Two officers fire shots, wounding suspect
There in the yard, under a carport, the officer can see a blue pickup truck. The officer calls out that he sees Taylor, that he thinks he’s jumping over the fence. He yells out to get down, then fires four shots. He pauses, moves farther to the left and out into the open, then fires five more rounds.
“Get down,” the officer barks to Taylor.
He fires three more rounds. Another officer asks where Taylor is and the officer whose body camera is shown tells them Taylor is under the truck and has a gun. Taylor is not visible in the video, but may have been visible to officers due to the difference in lighting between the footage and what officers may have seen.
Another officer with a rifle approaches and begins firing. He lets off 15 or 16 rounds.
Someone, apparently Taylor, shouts out at officers to stop before saying something unintelligible in the video.
“Show me your hands now,” the officer with the handgun screams. “Crawl out from beneath the truck or we will fire again. Crawl!”
Another officer calls for a shield as the one with the handgun pants, trying to catch his breath. Officers shout at Taylor repeatedly to crawl out and put both his hands where they can see them. For a few seconds, they yell at each other that they can only see his right hand, then shout at Taylor to put both hands out where they can see them. They threaten to shoot him if he doesn’t.
“You better come out real slow,” the officer with the handgun shouts as Taylor starts crawling out from under the truck. He still hasn’t shown officers his other hand. When the other hand comes out where officers can see it, the officer with the handgun approaches as he announces he’s moving forward.

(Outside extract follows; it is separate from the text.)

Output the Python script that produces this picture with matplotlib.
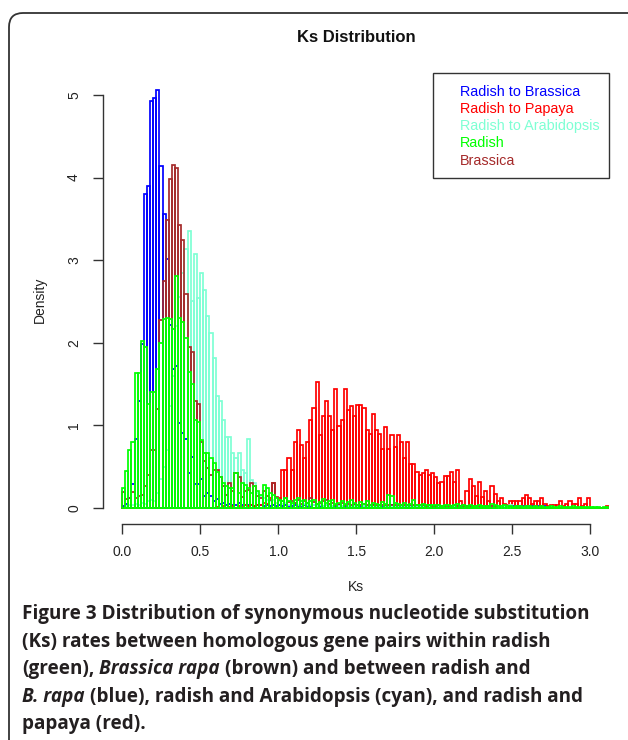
import numpy as np
import matplotlib
matplotlib.use("Agg")
import matplotlib.pyplot as plt
from matplotlib.patches import FancyBboxPatch, Rectangle
from matplotlib.transforms import IdentityTransform

# histogram densities, bin width 0.02 starting at Ks = 0
bin_width = 0.02

radish_brassica = [
    0.02, 0.05, 0.12, 0.29, 0.83, 1.30, 1.98, 3.80, 3.90, 4.93,
    4.96, 5.06, 4.14, 3.56, 3.01, 2.22, 1.68, 1.72, 1.03, 0.91,
    0.83, 0.42, 0.62, 0.29, 0.29, 0.35, 0.14, 0.18, 0.14, 0.08,
    0.11, 0.05, 0.06, 0.04, 0.05, 0.03, 0.04, 0.06, 0.03, 0.04,
    0.03, 0.04, 0.02, 0.03, 0.04, 0.02, 0.03, 0.02, 0.03, 0.02,
    0.03, 0.02, 0.03, 0.02, 0.02, 0.03, 0.02, 0.02, 0.03, 0.02,
    0.02, 0.03, 0.02, 0.02, 0.02, 0.03, 0.02, 0.02, 0.02, 0.03,
    0.02, 0.02, 0.02, 0.02, 0.03, 0.02, 0.02, 0.02, 0.02, 0.02,
    0.03, 0.02, 0.02, 0.02, 0.02, 0.02, 0.03, 0.02, 0.02, 0.02,
    0.02, 0.02, 0.02, 0.02, 0.02, 0.02, 0.02, 0.02, 0.02, 0.02,
    0.02, 0.02, 0.02, 0.02, 0.02, 0.02, 0.02, 0.02, 0.02, 0.02,
    0.02, 0.02, 0.02, 0.02, 0.02, 0.02, 0.02, 0.02, 0.02, 0.02,
    0.02, 0.02, 0.02, 0.02, 0.02, 0.02, 0.02, 0.02, 0.02, 0.02,
    0.02, 0.02, 0.02, 0.02, 0.02, 0.02,
]

radish_papaya = [
    0.00, 0.00, 0.00, 0.00, 0.00, 0.00, 0.00, 0.00, 0.00, 0.00,
    0.00, 0.00, 0.00, 0.00, 0.00, 0.00, 0.00, 0.00, 0.00, 0.00,
    0.00, 0.00, 0.00, 0.00, 0.00, 0.00, 0.00, 0.00, 0.00, 0.00,
    0.01, 0.00, 0.02, 0.00, 0.01, 0.02, 0.00, 0.02, 0.01, 0.03,
    0.02, 0.03, 0.02, 0.04, 0.03, 0.06, 0.05, 0.12, 0.30, 0.06,
    0.12, 0.46, 0.46, 0.61, 0.46, 0.80, 0.95, 0.76, 0.60, 0.80,
    1.07, 1.21, 1.52, 0.88, 1.11, 1.29, 1.11, 0.95, 1.44, 0.99,
    1.07, 1.44, 1.19, 1.23, 1.11, 1.25, 1.25, 1.21, 0.94, 0.90,
    1.14, 0.94, 0.90, 0.72, 0.98, 0.72, 0.88, 0.74, 0.88, 0.80,
    0.60, 0.80, 0.53, 0.53, 0.44, 0.40, 0.42, 0.46, 0.40, 0.42,
    0.38, 0.30, 0.32, 0.39, 0.39, 0.43, 0.32, 0.46, 0.09, 0.04,
    0.20, 0.35, 0.27, 0.15, 0.31, 0.13, 0.20, 0.09, 0.27, 0.17,
    0.09, 0.12, 0.05, 0.04, 0.09, 0.09, 0.09, 0.09, 0.12, 0.16,
    0.12, 0.05, 0.09, 0.09, 0.12, 0.05, 0.02, 0.04, 0.04, 0.04,
    0.09, 0.02, 0.05, 0.09, 0.05, 0.05, 0.12, 0.02, 0.05, 0.12,
    0.00, 0.00, 0.00, 0.00, 0.00, 0.02,
]

radish_arabidopsis = [
    0.00, 0.02, 0.03, 0.03, 0.05, 0.04, 0.06, 0.05, 0.08, 0.10,
    0.08, 0.18, 0.35, 0.50, 0.70, 1.23, 1.60, 2.20, 2.55, 2.84,
    3.14, 3.35, 2.50, 3.07, 2.54, 2.84, 2.64, 2.33, 2.12, 1.81,
    1.35, 1.29, 1.07, 0.86, 0.86, 0.66, 0.60, 0.66, 0.46, 0.42,
    0.83, 0.34, 0.30, 0.18, 0.15, 0.12, 0.10, 0.08, 0.10, 0.06,
    0.08, 0.05, 0.06, 0.04, 0.05, 0.06, 0.03, 0.04, 0.05, 0.03,
    0.04, 0.03, 0.02, 0.03, 0.02, 0.03, 0.02, 0.02, 0.03, 0.02,
    0.02, 0.03, 0.02, 0.02, 0.02, 0.02, 0.03, 0.02, 0.02, 0.02,
    0.02, 0.02, 0.02, 0.03, 0.02, 0.02, 0.02, 0.02, 0.02, 0.02,
    0.02, 0.02, 0.02, 0.02, 0.02, 0.02, 0.02, 0.02, 0.02, 0.02,
    0.02, 0.02, 0.02, 0.02, 0.02, 0.02, 0.02, 0.02, 0.02, 0.02,
    0.02, 0.02, 0.02, 0.02, 0.02, 0.02, 0.02, 0.02, 0.02, 0.02,
    0.02, 0.02, 0.02, 0.02, 0.03,
]

radish = [
    0.24, 0.45, 0.70, 0.80, 1.63, 1.64, 2.02, 1.95, 1.26, 1.40,
    1.40, 1.68, 2.00, 2.29, 2.30, 2.29, 2.17, 2.81, 2.30, 2.25,
    2.06, 1.65, 1.50, 1.07, 1.04, 0.82, 0.66, 0.66, 0.60, 0.54,
    0.44, 0.38, 0.30, 0.26, 0.24, 0.24, 0.42, 0.18, 0.30, 0.28,
    0.24, 0.18, 0.26, 0.20, 0.16, 0.28, 0.24, 0.18, 0.16, 0.12,
    0.10, 0.08, 0.12, 0.09, 0.06, 0.10, 0.12, 0.08, 0.10, 0.06,
    0.08, 0.10, 0.05, 0.07, 0.11, 0.06, 0.08, 0.10, 0.05, 0.06,
    0.09, 0.05, 0.07, 0.10, 0.06, 0.04, 0.07, 0.05, 0.08, 0.04,
    0.06, 0.05, 0.04, 0.07, 0.05, 0.16, 0.15, 0.06, 0.05, 0.04,
    0.06, 0.04, 0.05, 0.10, 0.04, 0.03, 0.05, 0.03, 0.04, 0.03,
    0.04, 0.03, 0.02, 0.04, 0.03, 0.02, 0.03, 0.05, 0.02, 0.03,
    0.02, 0.03, 0.02, 0.02, 0.03, 0.02, 0.02, 0.02, 0.05, 0.03,
    0.02, 0.02, 0.03, 0.02, 0.02, 0.01, 0.02, 0.02, 0.01, 0.02,
    0.02, 0.01, 0.02, 0.01, 0.02, 0.01, 0.01, 0.02, 0.01, 0.01,
    0.02, 0.01, 0.01, 0.01, 0.02, 0.01, 0.01, 0.01, 0.01, 0.01,
    0.01, 0.01, 0.01, 0.00, 0.01, 0.01,
]

brassica = [
    0.19, 0.11, 0.12, 0.19, 0.12, 0.15, 0.16, 0.26, 0.40, 0.70,
    0.70, 1.20, 2.27, 2.75, 3.49, 3.98, 4.15, 4.11, 3.43, 3.24,
    2.59, 1.95, 1.89, 1.29, 1.26, 0.80, 0.57, 0.49, 0.40, 0.46,
    0.46, 0.37, 0.26, 0.16, 0.30, 0.20, 0.42, 0.38, 0.13, 0.20,
    0.22, 0.30, 0.26, 0.15, 0.12, 0.20, 0.15, 0.10, 0.30, 0.13,
    0.10, 0.08, 0.12, 0.07, 0.09, 0.06, 0.10, 0.05, 0.08, 0.06,
    0.12, 0.07, 0.05, 0.06, 0.08, 0.10, 0.05, 0.06, 0.04, 0.05,
    0.06, 0.04, 0.05, 0.03, 0.05, 0.04, 0.03, 0.05, 0.03, 0.04,
    0.03, 0.04, 0.03, 0.03, 0.04, 0.03, 0.03, 0.04, 0.03, 0.03,
    0.03, 0.03, 0.03, 0.03, 0.03, 0.03, 0.03, 0.02, 0.03, 0.02,
    0.02, 0.03, 0.02, 0.02, 0.02, 0.02, 0.03, 0.02, 0.02, 0.02,
    0.02, 0.02, 0.02, 0.02, 0.02, 0.02, 0.02, 0.02, 0.02, 0.02,
]

series_names = ["Radish to Brassica", "Radish to Papaya", "Radish to Arabidopsis",
                "Radish", "Brassica"]
series_colors = ["#0000FF", "#FF0000", "#7FFFD4", "#00FF00", "#A52A2A"]
series_data = [radish_brassica, radish_papaya, radish_arabidopsis, radish, brassica]
draw_order = [0, 1, 2, 4, 3]

x_ticks = [0.0, 0.5, 1.0, 1.5, 2.0, 2.5, 3.0]
y_ticks = [0, 1, 2, 3, 4, 5]

W, H = 628, 740
fig = plt.figure(figsize=(W / 100, H / 100), dpi=100)
plt.rcParams["font.family"] = ["Liberation Sans", "DejaVu Sans"]


def py(y):
    # image pixel row -> figure fraction
    return 1 - y / H


# plot region in image pixels
left_px, right_px, top_px, bottom_px = 103.3, 609.0, 73.5, 524.0
ax = fig.add_axes([left_px / W, py(bottom_px), (right_px - left_px) / W,
                   (bottom_px - top_px) / H])
ax.set_xlim(-0.12, 3.12)
ax.set_ylim(-0.194, 5.26)

for i in draw_order:
    h = np.array(series_data[i])
    left = np.arange(len(h)) * bin_width
    ax.bar(left, h, width=bin_width, align="edge", fill=False,
           edgecolor=series_colors[i], linewidth=1.25)

for s in ["top", "right"]:
    ax.spines[s].set_visible(False)
ax.spines["bottom"].set_bounds(0, 3)
ax.spines["left"].set_bounds(0, 5)
for s in ["bottom", "left"]:
    ax.spines[s].set_color("#333333")
    ax.spines[s].set_linewidth(1.0)

ax.set_xticks(x_ticks)
ax.set_xticklabels(["%.1f" % t for t in x_ticks])
ax.set_yticks(y_ticks)
ax.set_yticklabels([str(t) for t in y_ticks], rotation=90, va="center")
ax.tick_params(length=7, width=1.0, color="#333333", labelsize=10,
               labelcolor="#222222")
ax.tick_params(axis="x", pad=8)
ax.tick_params(axis="y", pad=9)

fig.text(356 / W, py(38), "Ks Distribution", ha="center", va="center",
         fontsize=12, fontweight="bold", color="#111111")
fig.text(356 / W, py(587), "Ks", ha="center", va="center", fontsize=10,
         color="#222222")
fig.text(40 / W, py(300), "Density", ha="center", va="center", rotation=90,
         fontsize=10, color="#222222")

# legend box with coloured text only
fig.add_artist(Rectangle((432.5 / W, py(178)), (right_px - 432.5) / W, (178 - 73.5) / H,
                         transform=fig.transFigure, fill=False,
                         edgecolor="#333333", linewidth=1.0))
for k, (name, col) in enumerate(zip(series_names, series_colors)):
    fig.text(460 / W, py(91.5 + 17.3 * k), name, ha="left", va="center",
             fontsize=10.4, color=col)

# rounded frame around the figure
fig.add_artist(FancyBboxPatch((9, -40), 660, 740 - 13 + 40,
                              boxstyle="round,pad=0,rounding_size=14",
                              transform=IdentityTransform(), fill=False,
                              edgecolor="#333333", linewidth=1.3))

# caption
caption = [
    [("Figure 3 Distribution of synonymous nucleotide substitution", "normal")],
    [("(Ks) rates between homologous gene pairs within radish", "normal")],
    [("(green),", "normal"), (" ", "space"), ("Brassica rapa", "italic"),
     (" ", "space"), ("(brown) and between radish and", "normal")],
    [("B. rapa", "italic"), (" ", "space"),
     ("(blue), radish and Arabidopsis (cyan), and radish and", "normal")],
    [("papaya (red).", "normal")],
]
cap_font = ["Open Sans", "DejaVu Sans"]
cap_size = 13.55
renderer = fig.canvas.get_renderer()
t1 = fig.text(0, 0, "xx", fontsize=cap_size, fontweight="bold", family=cap_font)
t2 = fig.text(0, 0, "x x", fontsize=cap_size, fontweight="bold", family=cap_font)
space_w = t2.get_window_extent(renderer).width - t1.get_window_extent(renderer).width
t1.remove()
t2.remove()

for row, parts in enumerate(caption):
    x = 22.0
    y = 614 + 27.6 * row
    for txt, style in parts:
        if style == "space":
            x += space_w
            continue
        t = fig.text(x / W, py(y), txt, ha="left", va="center", fontsize=cap_size,
                     fontweight="bold", style=style, family=cap_font,
                     color="#231f20")
        x += t.get_window_extent(renderer).width

fig.savefig("out.png", dpi=100)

When officers got to Taylor, they see he has been shot three times. They roll him over on his stomach and place him in cuffs and one officer appears to begin administering aid while others search for the gun. They find it on the other side of the truck.
After Taylor was released from the hospital, he was booked into the Tarrant County Jail. He’s charged with one count of aggravated assault on a public servant, one count of aggravated assault with a deadly weapon, two counts of aggravated assault/family violence, and one count of evading arrest.
Criminal and administrative investigations of the shooting are ongoing, Arlington police said.